Silogisme Helm
Di tengah kemelut itu, silogisme sederhana dari Pak AR Fachrudin melesat keluar. Pak AR menganalogikan penerimaan Pancasila layaknya kita memakai helm saat berkendara di jalan raya. Sebuah perilaku yang konvensional dan normatif. Namun sesungguhnya fleksibel, yaitu ketika di jalan kita pakai, setelah sampai di tujuan kita lepas.
Sedang konteks penggunaan helm akan timbul dua variabel motif. Pertama, sebagai kewajiban agar terhindar dari sanksi pelanggaran atas aturan yang berlaku. Kedua, sebagai kebutuhan agar selamat dan terhindar dari berbagai hal-hal yang tidak diinginkan.
Sama-sama berasal dari Yogyakarta, Pak AR paham akan suasana psikologi kebatinan Presiden Soeharto (Pak Harto) — yang direpresentasikan sebagai sosok Raja Jawa. Maka cukup tepat saat bernegosiasi terkait asas Pancasila itu menggunakan terminologi helm. Tanpa perlu banyak argumen yang berpotensi menaikkan tensi Pak Harto. Dengan selera humornya yang tinggi, unggah-ungguh yang santun serta kebijaksanaan, Pak AR mencoba berdialog dengan Pak Harto terkait asas Pancasila.
Dialog pertama dan kedua belum menemui sasaran yang pas. Pada dialog ketiga kalinya, Pak AR bertanya kepada Pak Harto secara lebih leluasa.
“Pak Harto apa orang menerima Pancasila itu seperi orang memakai helm?”, tanya Pak AR. Kemudian Pak Harto pun menjawab secara singkat, “Kira-kira seperti itu”.
Secara eksplisit Pak Harto membenarkan pernyataan Pak AR. Polemik tentang asas Pancasila yang pelik pun selesai dengan cara efektif. Finalnya pada tahun 1985 ketika perhelatan Muktamar Muhammadiyah ke-41 terselenggara di Kota Solo.

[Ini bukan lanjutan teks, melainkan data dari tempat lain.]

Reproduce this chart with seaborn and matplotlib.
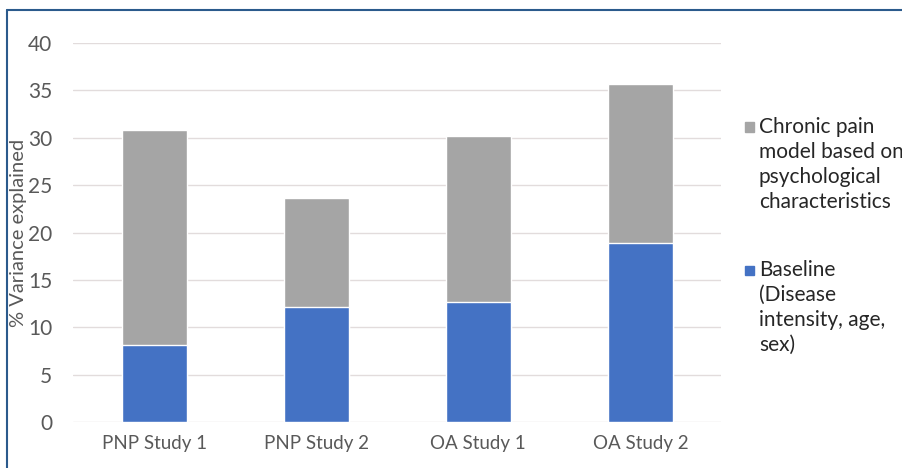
import matplotlib
matplotlib.use("Agg")
import matplotlib.pyplot as plt
import matplotlib.patches as mpatches
import seaborn as sns
import pandas as pd

studies = ["PNP Study 1", "PNP Study 2", "OA Study 1", "OA Study 2"]
baseline = [8.1, 12.2, 12.7, 18.9]
psychological = [22.7, 11.4, 17.5, 16.8]
legend_labels = [
    ["Chronic pain", "model based on", "psychological", "characteristics"],
    ["Baseline", "(Disease", "intensity, age,", "sex)"],
]

df = pd.DataFrame({"study": studies, "baseline": baseline, "psych": psychological})
df["total"] = df["baseline"] + df["psych"]

sns.set_theme(style="white")
plt.rcParams["font.family"] = ["Lato", "DejaVu Sans"]

BLUE = "#4472C4"
GREY = "#A5A5A5"
TEXT = "#595959"

W, H = 903, 468
fig = plt.figure(figsize=(W / 100, H / 100), dpi=100)
ax = fig.add_axes([0.081, 0.098, 0.718, 0.810])

sns.barplot(data=df, x="study", y="total", color=GREY, width=0.4,
            saturation=1, ax=ax, zorder=2)
sns.barplot(data=df, x="study", y="baseline", color=BLUE, width=0.4,
            saturation=1, ax=ax, zorder=3)

ax.set_ylim(0, 40)
ax.set_yticks(range(0, 41, 5))
ax.set_xlim(-0.5, 3.5)
ax.grid(axis="y", color="#E2DCDC", linewidth=1, zorder=0)
ax.set_axisbelow(True)
for s in ax.spines.values():
    s.set_visible(False)
ax.tick_params(axis="x", length=0, labelsize=13.5, colors=TEXT, pad=9)
ax.tick_params(axis="y", length=0, labelsize=15, colors=TEXT, pad=15)
ax.set_xlabel("")
ax.set_ylabel("% Variance explained", fontsize=14.5, color=TEXT)
ax.yaxis.set_label_coords(-0.071, 0.5)

# legend: square marker beside the first line of each multi-line entry
line_step = 25
entry_tops = [127, 270]
colors = [GREY, BLUE]
for top, lines, col in zip(entry_tops, legend_labels, colors):
    sq = 9
    fig.add_artist(mpatches.Rectangle((745 / W, 1 - (top + sq / 2) / H),
                                      sq / W, sq / H, color=col,
                                      transform=fig.transFigure))
    for i, line in enumerate(lines):
        fig.text(759 / W, 1 - (top + i * line_step) / H, line,
                 fontsize=15, color="#262626", va="center", ha="left")

# outer frame on the top and left
fig.add_artist(plt.Line2D([0.0078, 1.0], [0.979, 0.979], color="#2B5A8C",
                          linewidth=1.5, transform=fig.transFigure))
fig.add_artist(plt.Line2D([0.0078, 0.0078], [0.0, 0.979], color="#2B5A8C",
                          linewidth=1.5, transform=fig.transFigure))

fig.savefig("out.png", dpi=100)
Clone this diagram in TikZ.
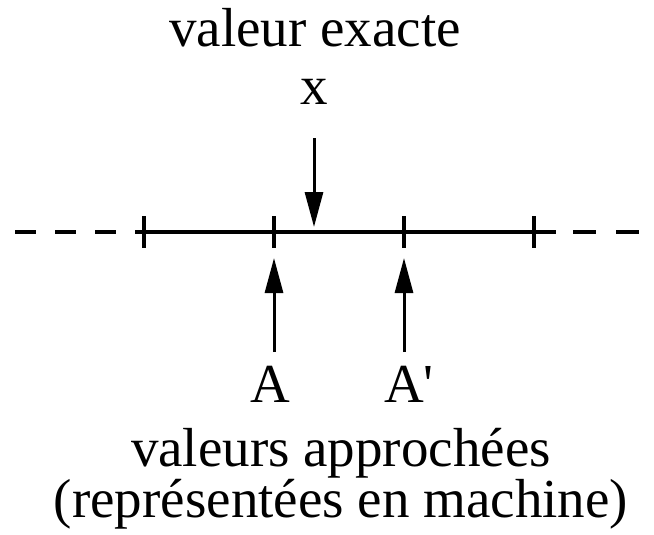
\documentclass[tikz,border=0pt]{standalone}
\usepackage{fontspec}
\setmainfont{Liberation Serif}
\usetikzlibrary{arrows.meta}
\begin{document}
\begin{tikzpicture}[x=1pt,y=-1pt,
  lbl/.style={font=\fontsize{55}{66}\selectfont, inner sep=0pt, anchor=base},
  axisline/.style={line width=3.5pt},
  dashline/.style={line width=3.5pt, dash pattern=on 21pt off 19pt},
  tickmark/.style={line width=3.2pt},
  ptr/.style={line width=3pt, -{Triangle[length=35pt,width=18pt]}}]
\useasboundingbox (0,0) rectangle (654,535);
% axis
\coordinate (L0) at (15,232);
\coordinate (L1) at (139,232);
\coordinate (R1) at (556,232);
\coordinate (R0) at (573,232);
\coordinate (R2) at (654,232);
\draw[dashline] (L0) -- (L1);
\draw[axisline] (L1) -- (R1);
\draw[line width=3.5pt, dash pattern=on 23pt off 20pt] (R0) -- (R2);
\foreach \t/\xx in {t1/144,t2/274,t3/404,t4/534}{
  \coordinate (\t) at (\xx,232);
  \draw[tickmark] (\xx,216) -- (\xx,248);
}
% labels
\node[lbl] (exact) at (315,47) {valeur exacte};
\node[lbl] (xl) at (314,105) {x};
\node[lbl] (A) at (270,402) {A};
\node[lbl, anchor=base west] (Ap) at (384,402) {A\textquotesingle};
\node[lbl, font=\fontsize{55}{47}\selectfont, align=center] (appr) at (341,517)
  {valeurs approchées\\(représentées en machine)};
% arrows
\coordinate (xs) at (314,138);
\coordinate (xe) at (314,227);
\coordinate (as) at (274,352);
\coordinate (ae) at (274,258);
\coordinate (bs) at (404,352);
\coordinate (be) at (404,258);
\draw[ptr] (xs) -- (xe);
\draw[ptr] (as) -- (ae);
\draw[ptr] (bs) -- (be);
\end{tikzpicture}
\end{document}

Pak AR yang pribadi yang humble itu telah melakukan teknik diplomasi Tingkat tinggi dengan argumen minimalis (qolla wa dalla). Argumentasi dari lisan orang bertaqwa, autentik, dan mukhlis. Negosiasi semacam ini sulit dicarikan ekivalen maupun linearnya dalam konteks sekarang. Era yang penuh dengan resonansi emosional (bahkan kebencian) ketika seseorang berusaha mengkritisi kebijakan pemerintah.
Menurut hemat saya, Pak AR dengan sikap akomodatifnya berusaha merealisasikan strategi nomor 24 dari 36 strategi perang Cina kuno Jia dao fa guo. Memperoleh lintasan yang aman untuk menaklukkan Kerajaan Guo. Atau bisa jadi malah menerapkan strategi no 1, Man tian guo hai, mengecoh langit untuk menyeberangi lautan.
“Pak AR, helm dan Pancasila” telah menggiring memori saya ketika belajar mantiq (logika) dalam kitab Sulam al-Munauroq sebagai teks dasarnya. Ketika menguraikan bab Fi al-Qiyas (silogisme) Syaikh Abdurrahman Al-Akhdzari berkata, “fawajibun dirajuha fi al-kubro wama min al-muqoddimati sughro” (muqodimah sughra dan beberapa muqodimah lain, maka had kecilnya wajib termuat dalam batasan tengah muqadimah kubra).
Pada gilirannya, bait ini memuat beberapa istilah, muqadimah sughra (premis minor), muqadimah kubra (premis mayor) dan natijah (konklusi). Jika meformulasikan dalam konteks Pak AR, akan timbul beberapa premis. Satu; Pemerintah mewajibkan asas tunggal Pancasila. Dua; Pak AR menganalogikannya dengan memakai helm. Maka sebagai konklusi, menggunakan Pancasila tak ubahnya memakai helm. Wallahu a’lam bish Shawab.